现实中也许不存在明镜滞销、昏镜走俏的市场行情,但将《昏镜词》所揭示的道理引入社会与政治领域,就会发现,刘禹锡先生观察世事、剖析人生是何等的入木三分!有人认为,《昏镜词》是永贞革新失败的悲愤之作。永贞革新的失败,当然不是由于唐宪宗为首的朝廷手执昏镜,不辨良莠,不分善恶之结果,这其中有着更为深刻的政治社会原因,比如病弱短命的顺宗皇帝,比如强力反扑的宦官势力,比如缺乏政治智慧的改革群体等。在我国历史上,从商鞅变法、永贞革新、熙宁变法、万历新政、戊戌变法等,一当既得利益被触动,什么邪恶丑陋、伤天害理就置之不顾了,甚至攻讦诬陷、血雨腥风,无所不用其极,历史上的反改革势力,岂是一首《昏镜词》所能概括得了的。

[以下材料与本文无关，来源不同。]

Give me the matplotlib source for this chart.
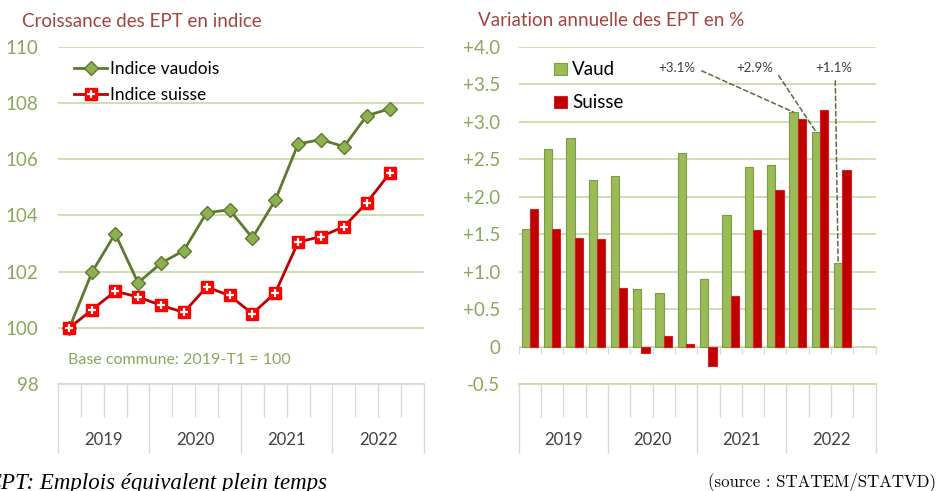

如果说刘禹锡的《昏镜词》重在论事,那么,《昏镜词》的道理同样适于论人。唐太宗强调,“以人为镜,可以明得失”。如果李世民遇到的不是魏征,而是齐相国邹忌的妻、妾、客之类呢?本来邹忌不如徐公美,而其妻、其妾、其客偏说:“徐公何能及君也!”“徐公不若君之美矣”。对于邹忌来说,其妻、其妾、其客,不仅不是合格的“人镜”,而是典型的“昏镜”。无他,“吾妻之美我者,私我也;妾之美我者,畏我也;客之美我者,欲有求于我也。”因“私我”、“畏我”、“有求于我”,“人镜”也会变得昏暗与浑浊。镜子不明,“正衣冠”都做不到,又何以使人“明得失”?正是鉴于这一层,我在《人镜》中写下这样一句话,“由于种种利害瓜葛,这‘人镜’也会变成‘凸透镜’或‘凹透镜’。”因其投射的往往是扭曲变形的影像,而这是比昏镜更为有害的参照物。